On an August afternoon, Fakya is visiting with his children and grandchildren at his brother's house in the outskirts of Katana. Tensions have become so combustible in the town, Fakya wouldn't take a Commercial Appeal reporter and photographer to his house, near the separation wall, for fear he would be attacked after being seen consorting with Americans.

The separation wall is divisive in many ways. Liberal politicians in Israel and international organizations such as Amnesty International have publicly opposed the government's construction of the wall, since it economically strangles the Palestinian areas and creates ghettos not unlike the European ones Jews were herded into in the mid-20th century. Nonetheless, the wall has been effective: Bombings have all but stopped throughout Israel. In fact, Jerusalem is finishing the construction of a citywide trolley system -- something that would have been unthinkable when bombings weren't uncommon in crowded public spaces.

The universal language: Tel Aviv taxi driver Twiggy Itzik can't speak English, but he can lipsync every Elvis song. Fellow fan Eran Levron said, "If Elvis Presley was alive, he could help the crisis of the Arab and the Jew. I think he'd make a song of it."

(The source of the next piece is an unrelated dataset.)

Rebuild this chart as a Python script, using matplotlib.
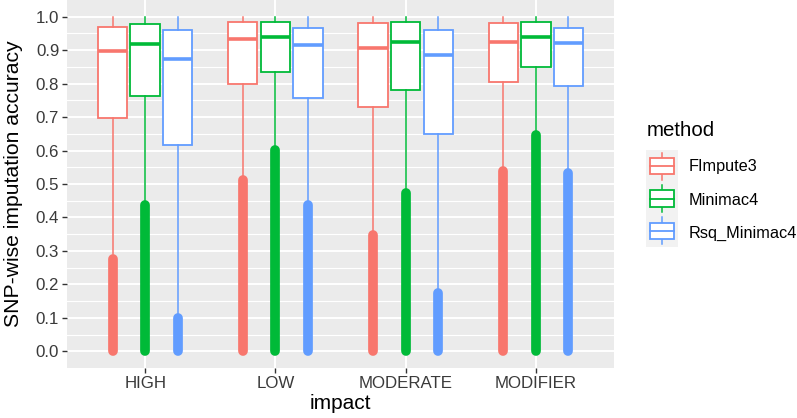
import matplotlib
matplotlib.use("Agg")
import matplotlib.pyplot as plt
from matplotlib.patches import Rectangle
import numpy as np

plt.rcParams['font.family'] = ['Liberation Sans', 'DejaVu Sans']

impact = ["HIGH", "LOW", "MODERATE", "MODIFIER"]
methods = ["FImpute3", "Minimac4", "Rsq_Minimac4"]
colors = ["#F8766D", "#00BA38", "#619CFF"]

# box stats, one list per method (HIGH, LOW, MODERATE, MODIFIER)
q1 = [[0.697, 0.798, 0.731, 0.806],
      [0.764, 0.835, 0.781, 0.849],
      [0.617, 0.758, 0.648, 0.794]]
median = [[0.898, 0.933, 0.908, 0.924],
          [0.918, 0.938, 0.924, 0.938],
          [0.875, 0.916, 0.886, 0.921]]
q3 = [[0.970, 0.985, 0.981, 0.981],
      [0.979, 0.985, 0.983, 0.983],
      [0.959, 0.967, 0.961, 0.965]]
whisker_hi = [[1.0, 1.0, 1.0, 1.0],
              [1.0, 1.0, 1.0, 1.0],
              [1.0, 1.0, 1.0, 1.0]]
whisker_lo = [[0.29, 0.52, 0.36, 0.55],
              [0.45, 0.61, 0.48, 0.655],
              [0.11, 0.445, 0.18, 0.54]]
# outliers fill a solid column from the bottom to the top value
outlier_lo = [[0.0, 0.0, 0.0, 0.0],
              [0.0, 0.0, 0.0, 0.0],
              [0.0, 0.0, 0.0, 0.0]]
outlier_hi = [[0.277, 0.512, 0.349, 0.540],
              [0.437, 0.602, 0.472, 0.647],
              [0.098, 0.437, 0.173, 0.532]]

fig = plt.figure(figsize=(7.97, 4.18), dpi=100)
ax = fig.add_axes([67 / 797, 1 - 368 / 418, (614 - 67) / 797, 368 / 418])
ax.set_facecolor("#EBEBEB")

ax.set_ylim(-0.05, 1.05)
ax.set_xlim(0.4, 4.6)
ax.set_yticks(np.arange(0, 1.01, 0.1))
ax.set_yticks(np.arange(0.05, 1.0, 0.1), minor=True)
ax.set_xticks(np.arange(1, 5))
ax.set_xticklabels(impact)
ax.set_yticklabels(["%.1f" % v for v in np.arange(0, 1.01, 0.1)])
ax.grid(True, which="major", color="white", linewidth=1.4)
ax.grid(True, which="minor", axis="y", color="white", linewidth=0.8)
ax.set_axisbelow(True)
for s in ax.spines.values():
    s.set_visible(False)
ax.tick_params(axis="both", which="major", length=3.6, width=1.0, color="#333333",
               labelsize=12.2, labelcolor="#3A3A3A", pad=2)
ax.tick_params(axis="y", which="minor", length=0)

offsets = [-0.25, 0.0, 0.25]
box_w = 0.225
for m in range(3):
    pos = np.arange(1, 5) + offsets[m]
    for i in range(4):
        ax.plot([pos[i], pos[i]], [outlier_lo[m][i], outlier_hi[m][i]], color=colors[m],
                linewidth=7, solid_capstyle="round", zorder=2)
    stats = []
    for i in range(4):
        stats.append(dict(med=median[m][i], q1=q1[m][i], q3=q3[m][i],
                          whislo=whisker_lo[m][i], whishi=whisker_hi[m][i], fliers=[]))
    ax.bxp(stats, positions=pos, widths=box_w, showcaps=False, showfliers=False,
           patch_artist=True, manage_ticks=False,
           boxprops=dict(facecolor="white", edgecolor=colors[m], linewidth=1.3),
           whiskerprops=dict(color=colors[m], linewidth=1.1),
           medianprops=dict(color=colors[m], linewidth=2.6, solid_capstyle="butt"),
           zorder=3)

ax.set_xlabel("impact", fontsize=15)
ax.set_ylabel("SNP-wise imputation accuracy", fontsize=15.2)
ax.xaxis.set_label_coords(0.5, -0.07)
ax.yaxis.set_label_coords(-0.08, 0.5)

# legend drawn by hand, ggplot style
fig.text(647 / 797, 1 - 130 / 418, "method", fontsize=14.8, va="center", ha="left")
kax = fig.add_axes([646 / 797, 1 - 247 / 418, 32 / 797, 97 / 418])
kax.set_facecolor("#F2F2F2")
kax.set_xlim(0, 1)
kax.set_ylim(0, 3)
kax.set_xticks([])
kax.set_yticks([])
for s in kax.spines.values():
    s.set_visible(False)
for m in range(3):
    yc = 2.5 - m
    kax.plot([0.5, 0.5], [yc - 0.42, yc + 0.42], color=colors[m], linewidth=1.1)
    kax.add_patch(Rectangle((0.11, yc - 0.25), 0.78, 0.5, facecolor="white",
                            edgecolor=colors[m], linewidth=1.3, zorder=3))
    kax.plot([0.11, 0.89], [yc, yc], color=colors[m], linewidth=1.3, zorder=4)
    fig.text(689 / 797, 1 - (167 + 33 * m) / 418, methods[m], fontsize=11.7,
             va="center", ha="left")

fig.savefig("out.png", dpi=100)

Fakya, among a dwindling number of people who live life on both sides of the Israeli-Palestinian divide, believes the separation wall is pushing Jews and Muslims in the Middle East further apart. The growing division isn't sustainable, he says.

"Someday, the wall will come down," he says, showing his undying patience.

"Enchallah."

God willing.

* * *

At 4 p.m. on Death Day, Eran Levron rushes downstairs, past the dozens of Presley photographs, and into the men's room at the Elvis Inn.

The restaurant is as busy as it ever becomes, with a crowd of about 50 people at tables scattered throughout the Elvis Inn. Behind the lunch counter, Yoeli is taking orders and working the register. Fakya is in the kitchen making hamburgers and falafel. Despite differences, everyone works side by side at the Elvis Inn.

Downstairs, Levron slips off his white suit and carefully folds it into his travel bag. He can't afford wrinkles, not tonight.

Upstairs, his biggest fan -- Mom -- is waiting. She'll escort Levron to his second Death Day act, a Presley tribute show in Ashdod, on the Mediterranean south of Tel Aviv. Part drama, part musical, the show will chronicle the King of Rock 'n' Roll's life in the United States. The dialogue will be in Hebrew -- the music in Presley's deep, twangy Southern English.

For Levron, Presley's music has the answer to all of life's problems and emotions: love, loss, hope, sadness. The Middle East would be a better place, Levron says, if Presley were in more of it, in more places like the Elvis Inn.

"If Elvis Presley was alive, he could help the crisis of the Arab and the Jew," Levron says. "I think he'd make a song of it, of the whole situation, and perform in a lot of Arab countries and of course in Israel. He'd try to make peace between the Israelis and the Arabs once and for all. I think he would have done it if he was alive today."